PACE Offers a Financing Boost

The program can be tapped by commercial-property owners to fund value-enhancing, energy-efficient upgrades

When the State House Square building in Hartford, Connecticut, was acquired by new owners, an integral part of the investment plan was a retrofit to replace the structure’s aging central plant.

The 1-million-square-foot Class A office building needed a new central heating and cooling plant, among other upgrades, making the building an ideal candidate for an investment in energy improvements. The question was how to finance the building retrofit to minimize out-of-pocket costs and maximize the return.

The owner of the property turned to a unique financing structure called Property Assessed Clean Energy, or PACE, which can be tapped to fund a variety of energy- and water-efficiency upgrades for commercial buildings. PACE is an innovative financing solution that has been legislatively approved in 32 states and the District of Columbia.

PACE financing allows commercial real estate owners to modernize a building’s infrastructure and lower expenses without tapping cash or credit lines. Instead, PACE allows property owners to repay investments for environmentally conscious building upgrades and new construction via their property tax bills.

Lower cost of capital

The assessment for a PACE financing deal shows up as a line item on the borrower’s property-tax bill and can be transferred to a new owner. PACE financings feature fixed interest rates and generous payback terms of up to 20 years or longer.

The design of PACE programs varies from state to state, but typically local governments set up PACE districts to provide the loans, which are funded through municipal bond issues or other municipal-tax sources. Because the PACE debt is tied to the property-tax bill, however, it does survive foreclosure as a lien.

In the capital stack, PACE can be used in concert with higher-cost capital to reduce the blended cost of capital, or to reduce traditional debt leverage. With PACE added to the mix, not only is the overall cost of capital for a commercial building potentially reduced, but the PACE-funded improvements normally produce positive cash flow immediately — as in the case of State House Square, which delivered 90 percent energy savings.

Mortgage bankers, brokers and other loan originators can serve their customers even better by understanding the PACE structure and how it fits into the commercial real estate capital stack.

Market potential

PACE financing can be used to fund energy-efficiency, renewable-energy, water-conservation and seismic improvements to existing buildings, or for similar purposes in new construction. The market potential for energy-efficiency retrofits for commercial buildings is projected to reach $55 billion by 2020, according to Navigant Research. 

PACE started as a residential program with opposition from the Federal Housing Finance Agency, which oversees Fannie Mae and Freddie Mac — in part because of the fact that PACE financing has a superior lien position over a bank mortgage.

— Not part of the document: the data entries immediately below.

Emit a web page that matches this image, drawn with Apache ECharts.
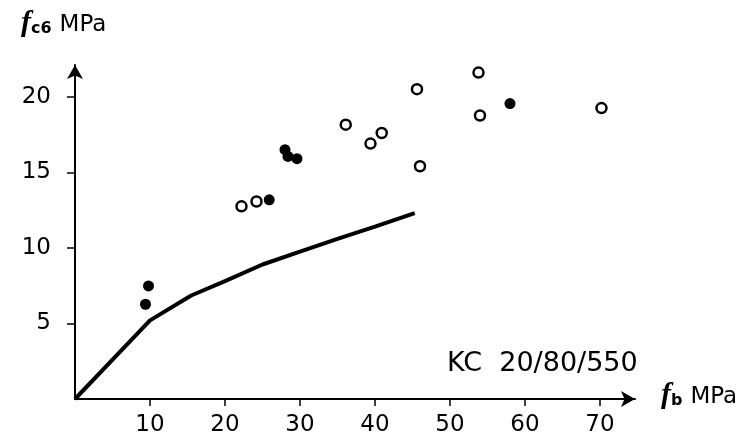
<!DOCTYPE html>
<html>
<head>
<meta charset="UTF-8">
<title>fc6 vs fb</title>
<script src="https://cdn.jsdelivr.net/npm/echarts@6/dist/echarts.min.js"></script>
</head>
<body style="margin:0">
<div id="main" style="width:748px;height:440px;"></div>
<script type="text/javascript">
// tick labels
var xTicks = [10, 20, 30, 40, 50, 60, 70];
var yTicks = [5, 10, 15, 20];

// measured points [fb, fc6]
var openPts = [[22.2, 12.75], [24.2, 13.07], [36.1, 18.15], [39.4, 16.9], [40.9, 17.6],
               [45.6, 20.5], [46.0, 15.4], [53.8, 21.6], [54.0, 18.76], [70.2, 19.25]];
var filledPts = [[9.4, 6.27], [9.8, 7.48], [25.9, 13.18], [28.0, 16.5], [28.4, 16.05],
                 [29.6, 15.9], [58.0, 19.55]];
// curve
var curve = [[0, 0], [10, 5.2], [15.5, 6.85], [20, 7.8], [25, 8.9], [30, 9.75],
             [35, 10.6], [40, 11.4], [45.3, 12.3]];

var myChart = echarts.init(document.getElementById('main'));
var font = 'DejaVu Sans';

// rich text for the axis names: italic f, bold subscript, then unit
var nameRich = {
    f: { font: 'italic bold 30px "Liberation Serif"', fill: '#000' },
    s: { font: 'bold 16px "DejaVu Sans"', fill: '#000', padding: [12, 0, 0, 0] },
    u: { font: '23px "DejaVu Sans"', fill: '#000', padding: [4, 0, 0, 8] }
};

var option = {
    animation: false,
    backgroundColor: '#fff',
    grid: { left: 75, right: 113, top: 65, bottom: 41 },
    xAxis: {
        type: 'value', min: 0, max: 74.67,
        splitLine: { show: false },
        axisLine: { lineStyle: { color: '#000', width: 2 }, symbol: ['none', 'arrow'], symbolSize: [12, 14] },
        axisTick: { customValues: xTicks, length: 7, lineStyle: { color: '#000', width: 1.5 } },
        axisLabel: { customValues: xTicks, color: '#000', fontFamily: font, fontSize: 23, margin: 15 }
    },
    yAxis: {
        type: 'value', min: 0, max: 22.1,
        splitLine: { show: false },
        axisLine: { lineStyle: { color: '#000', width: 2 }, symbol: ['none', 'arrow'], symbolSize: [12, 14] },
        axisTick: { customValues: yTicks, length: 8, lineStyle: { color: '#000', width: 1.5 } },
        axisLabel: { customValues: yTicks, color: '#000', fontFamily: font, fontSize: 23, margin: 24 }
    },
    graphic: [
        {
            type: 'text', left: 21, top: 8,
            style: { text: '{f|f}{s|c6}{u|MPa}', rich: nameRich }
        },
        {
            type: 'text', left: 661, top: 380,
            style: { text: '{f|f}{s|b}{u|MPa}', rich: nameRich }
        },
        {
            type: 'text', left: 447, top: 350,
            style: { text: 'KC  20/80/550', font: '27px "DejaVu Sans"', fill: '#000' }
        }
    ],
    series: [
        {
            type: 'line', data: curve, symbol: 'none', smooth: false,
            lineStyle: { color: '#000', width: 4 }
        },
        {
            type: 'scatter', data: openPts, symbol: 'circle', symbolSize: 10,
            itemStyle: { color: '#fff', borderColor: '#000', borderWidth: 2.5, opacity: 1 }
        },
        {
            type: 'scatter', data: filledPts, symbol: 'circle', symbolSize: 11,
            itemStyle: { color: '#000', opacity: 1 }
        }
    ]
};
myChart.setOption(option);
</script>
</body>
</html>
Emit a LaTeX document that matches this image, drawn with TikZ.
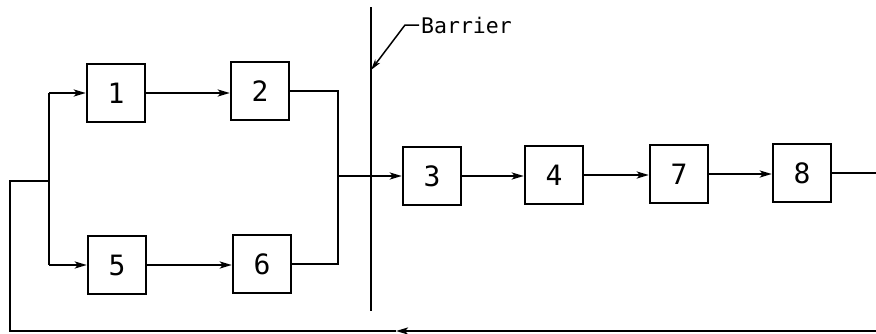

That objection, however, is not a major factor in commercial PACE financing. PACE financing on commercial projects complements conventional debt and equity and sometimes replaces it. In some circumstances, it’s appropriate to consider PACE as a cheaper form of mezzanine financing.

In the commercial PACE universe, loan sizes can range from thousands to millions of dollars and can cover up to 100 percent of the cost of upgrades or improvements. PACE works well with single- and multiple-tenant buildings — and the program benefits both owners and tenants. Owners often see their PACE investments become immediately cash-flow positive because of tax and utility savings as well as other cost-reduction benefits. Tenants benefit on the expense side because of lower energy costs, which help to offset any increases in property taxes passed through to the tenants.

Because PACE is treated as an assessment that is paid back via the property tax bill, it allows property owners to access value — i.e., lower utility costs and increased property value — without incurring conventional debt. That is precisely the value proposition advanced through PACE financing.

PACE funding is nonrecourse, has no covenants and is transferable. The obligation is linked to the property, carrying a low long-term interest rate.

Gaining favor

In cases where there is an existing mortgage on the property, the lender must consent to the PACE financing before the funding can close. Lenders will only agree when they understand that future PACE assessments, like property taxes, are not “accelerated” during a foreclosure, so lenders are only agreeing to be in back of late property taxes in terms of their lien position.

As familiarity with PACE financing grows, lender consent should be easier to come by, because energy-saving improvements lift the value of a property and also help to boost net operating income. PACE is a net plus for property owners and lenders, and it promises to play an increasingly prominent role as a new layer in the capital-stack financing for commercial-property transactions that involve energy-efficiency and renewable-energy building improvements.